Newport News Shipbuilding: Home of the Supercarriers
The Virginia Tidewater has been a cradle of American maritime tradition for almost four centuries. The first English colony in North America was established in 1607 on the south bank of the York Peninsula at Jamestown. Later, Hampton Roads was the scene of the world’s first fight between ironclad ships, when the USS Monitor and CSS Virginia dueled in 1862.33 Across the James River is the port of Norfolk, the most important naval base in the United States. And along the north bank of the James River is the town of Newport News, a twenty-mile-long snake-shaped community that is the birth-place of American aircraft carriers.
The nuclear-powered aircraft carrier Harry S. Truman (CVN-75) being constructed at Dry Dock 12 in the Newport News Shipbuilding (NNS) yard. The large bridge crane in the foreground is used to place superlifts and other components into the dock.
OFFICIAL U.S. NAVY PHOTO
As you drive from Interstate 64 south onto Interstate 664, the yard makes its first appearance in the form of the huge pea-green-painted construction cranes that dominate the skyline of the city. And then as you turn off onto Washington Avenue, you will see the name on those cranes: Newport News Shipbuilding. Founded in 1886 by Collis P. Huntington, Newport News Shipbuilding (NNS) is the largest and most prosperous survivor of the American shipbuilding industry.34 Seven of the battleships in “Teddy” Roosevelt’s “Great White Fleet” were built here. Now one of just five U.S. yards still building deep-draft warships, NNS is t
he largest private employer in the state of Virginia, with some eighteen thousand workers (about half of the Cold War peak). The builder of the Ranger (CV-4—America’s first carrier built from the keel up), NNS is the last U.S. shipyard capable of building big-deck nuclear carriers. Like most shipyards, NNS was originally built along a deep-channel river with inclined construction ways. Many of the original machine shops and dry docks are still in use after over a century of service. However, the facility has gradually been rebuilt into one of the most technically advanced and efficient shipyards in the world.

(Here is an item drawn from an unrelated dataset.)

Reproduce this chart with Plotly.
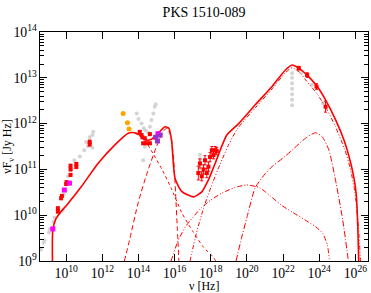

On the northern end of the yard you find the building area for aircraft carriers and other large ships. The centerpiece of this area is Dry Dock 12, where deep-draft ships are constructed. Almost 2,200 feet/670.6 meters long and over five stories deep, it is the largest construction dock in the Western Hemisphere. The entire area is built on landfill, with a concrete foundation supported on pilings driven through the James River silt into bedrock several hundred feet below. The concrete floor of Dry Dock 12 is particularly thick, to bear the immense weight of the ships built there. The end of the dock extends into the deep channel of the river, and is sealed off by a removable caisson (a hollow steel box). Running on tracks the length of Dry Dock 12 is a huge bridge crane, capable of lifting up to 900 tons/816.2 metric tons, while a number of smaller cranes run along the edge of the building dock. Dry Dock 12 can be split into two watertight sections by the movable caisson, so that one carrier and one or more smaller ships can be constructed at the same time.